Personal information
- Date of birth: 26 August 1983 (age 42)
- Place of birth: Kruševac, SFR Yugoslavia
- Height: 1.88 m (6 ft 2 in)
- Position: Forward

Youth career
- Napredak Kruševac

Senior career*
- Years: Team / Apps / (Gls)
- 2001–2006: Napredak Kruševac
- 2006–2008: Željezničar Sarajevo / 29 / (6)
- 2008: Mladost Lučani / 7 / (0)
- 2008–2009: Wisła Płock / 7 / (3)
- 2009: Polonia Bytom / 3 / (0)
- 2010: Zeta Golubovci / 15 / (3)
- 2010–2011: Napredak Kruševac / 7 / (1)
- 2011: Al-Ittihad Aleppo
- 2011–2012: Busaiteen
- 2013: Sloga Kraljevo / 6 / (0)
- 2013: Keflavík / 8 / (1)
- 2013–2014: Zvijezda Gradačac / 6 / (4)
- 2015: Barito Putera / 0 / (0)
- 2015–2016: Akhaa Ahli Aley
- 2017: Bengaluru / 6 / (1)

= Marjan Jugović =

Serbian footballer (born 1983)

Marjan Jugović (Марјан Југовић, born 26 August 1983) is a Serbian former professional footballer who played as a forward.

== Career ==

=== Napredak ===
Born in Kruševac, Jugović started his career in Serbia at FK Napredak Kruševac. He played with Napredak in the Second League until 2006, except for the 2003–04 season, when Napredak competed in the First League of Serbia and Montenegro after becoming the champions of the second league the season before. In the summer of 2006, he joined Željezničar Sarajevo, spending one and half season with them in the Bosnian Premier League.

===Poland===
On 27 August 2008, Jugović signed a contract with Polish club Wisła Płock. In early 2009, he transferred to Ekstraklasa side Polonia Bytom. Jugović stayed there for a short time, because the club was declared bankrupt.

===Zeta===
During 2010, Jugović played with Zeta in the Montenegrin First League. He played with them in their qualifying matches for the UEFA Europa League that season.

===Syria===
In early 2011, he signed a four-year contract with Al-Ittihad Aleppo, playing with them the qualification for the Asian Champions League against Al Sadd SC of Qatar, but they lost the match 5–1. They continued to compete in AFC Cup. After only four months in Syria, he was forced to leave Syria because of the Syrian civil war.

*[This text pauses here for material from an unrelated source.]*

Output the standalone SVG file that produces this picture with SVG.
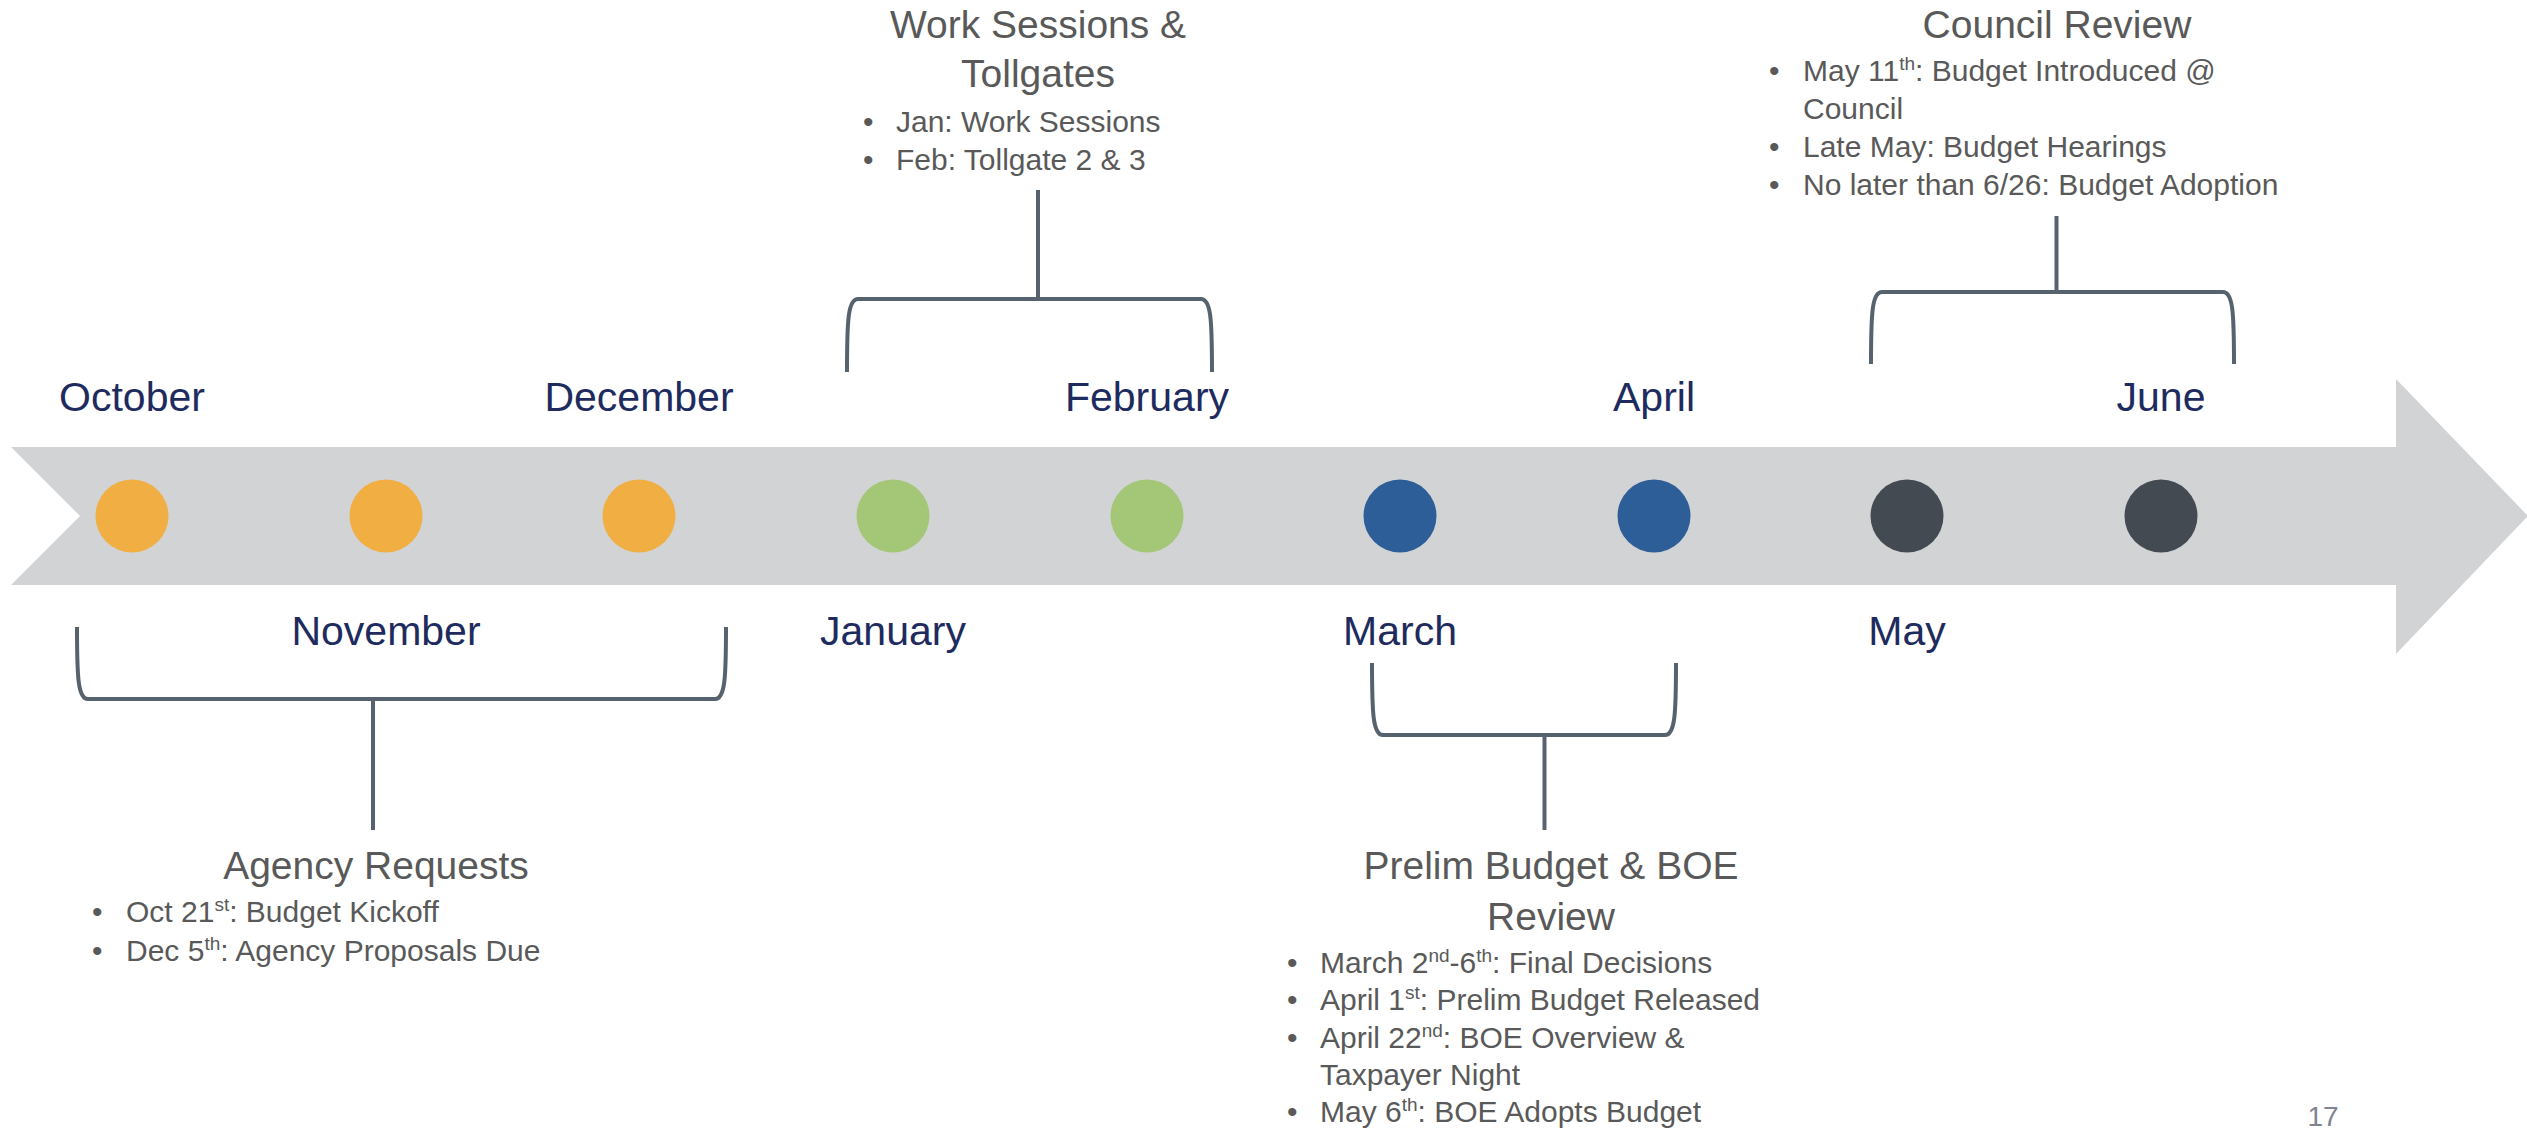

On 1 October 2011, Jugović signed a one-year contract with Busaiteen Club from Bahrain.

===Iceland===
In March 2013, he joined Icelandic Premier club Keflavík.
He scored in his debut against Fimleikafélag Hafnarfjarðar (FH) on 6 May 2013.

=== Indonesia ===
On 20 December 2014 he signed with Indonesia Super League club Barito Putera.

=== Lebanon ===
When the Indonesian league was suspended by FIFA, Jugovic signed a contract with Al-Akhaa Al-Ahli Aley from Lebanon. Their Syrian coach, Afash, made a team, with local players, and also with a few foreign players. The team finished the season in 4th position.

===India===
In February 2017, Jugovic was signed by I-League champions Bengaluru.